I hold memories of days on the beach and I fondly recall those days with high tide. As high tide rushed in, we would scramble over to the section of sea wall, which jetted out closer to the ocean, and wait on the short concrete ledge for the waves to reach us. We would shriek and giggle as the salty foam crashed against us.
Years later, as an adult, I watched children attempt to do exactly what we did so often as kids but the lifeguard quickly shooed them away. This beach is not normally known to have large waves or an undertow but a rogue wave is always possible. It's funny that what was deemed safe so many years ago is now viewed from a different perspective.
My parents were watching my nieces, Beth and Grace, for a few days over Labor Day weekend so we headed over for a beach visit. Rich and I were hoping that it wouldn't be the last one for the year but seeing as there was a frost warning last night, it may have been. The tide looked a bit high as we headed into town and up to Grammy's house. We were keeping our fingers crossed that the tide was heading out and not in.
It was not our lucky day.
We drove down to the private beach only to find that there was no beach. Some folks hanging out on the sea wall informed us that it would be another two hours before the tide would reach its highest.
As you can see the girls were not too happy with our predicament.
So off we went to the public beach in search of empty (preferably dry) sand.
Once we found a spot and claimed it as our own, I took a short walk with my wide angle lens (Tokina 11-16mm, f/2.8) while Rich watched the girls.
The surf was fairly rough, which is was evident by the presence of surfers.
The rough surf combined with a billion people made me a Nervous Nelly that afternoon. Plus we had five kids (Beth and Grace) instead of our usual three. Grammy was with us and so we had an unspoken arrangement whereby one adult was always stationed at the chairs and one stood guard in the water.
I was up at the chairs when a stronger, rougher wave swelled and crashed, sending water rushing up well past where the tide line had been situated. Grammy had been standing ankle (now knee deep) in the water with a bunch of the kids. She herded them back up to the chairs exclaiming, "Stay up here before you are swept out to sea!"

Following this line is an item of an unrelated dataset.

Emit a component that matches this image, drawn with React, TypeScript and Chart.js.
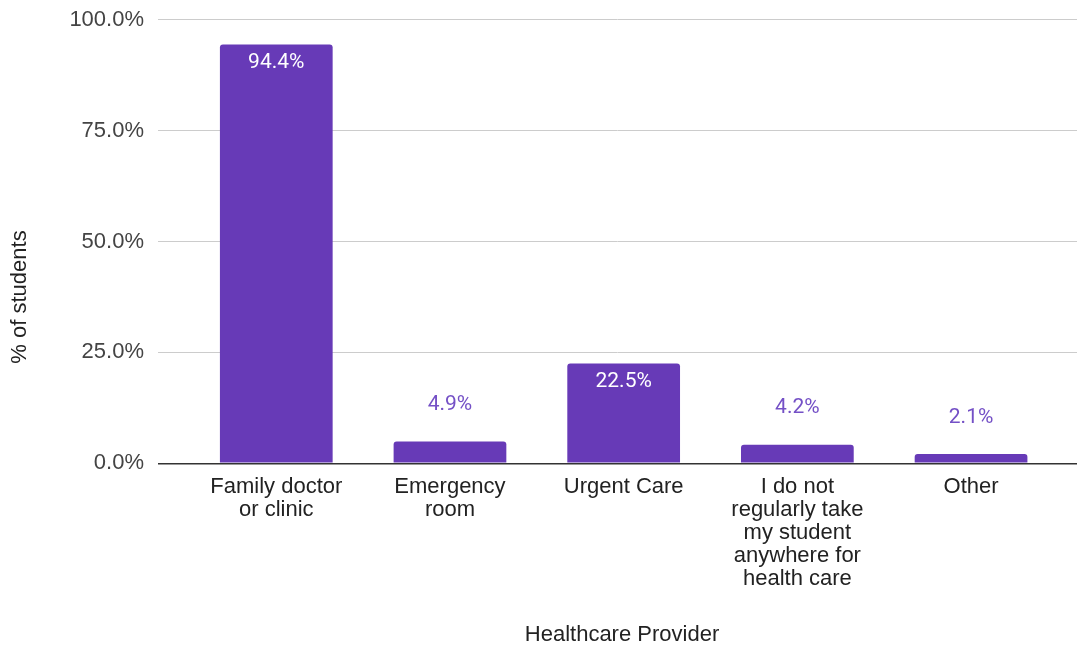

Although the beach was extremely crowded, I was pleasantly surprised with the behavior of strangers. In situations like these, it always seems like we end up next to someone with a potty mouth or someone throwing a football over our heads. It was like Bizarro Beach Day. People were friendly. People were polite. A boy actually came over and picked up his trash that had blown into our area.
And when the tide moved in, we all moved back at the same time. (Well, the wide angle gives the appearance of more distance than there actually was.)
We had at least three different sets of questions/comments regarding the girls. I thought being dressed in completely different bathing suits and with two cousins, no one would notice. But they did. The questions and comments were not prying or annoying. Very nice, actually. And one woman even asked if they were identical. Imagine that. She should go talk to the mom at the gym.
"Do you have any other children?" That one question always stings though.
Rich has a game (Raise your hand) that he plays with the girls, mostly when they need to settle down. Later that evening, as all five girls sat around the little table waiting for their dinner to be served, he started playing the game.
"Raise your hand if you went to the beach today."
"Raise your hand if you built a sandcastle today."
"Raise your hand if you feed an elephant today."
And then Emily blurted out, "Raise your hand if you were almost swept out to sea today."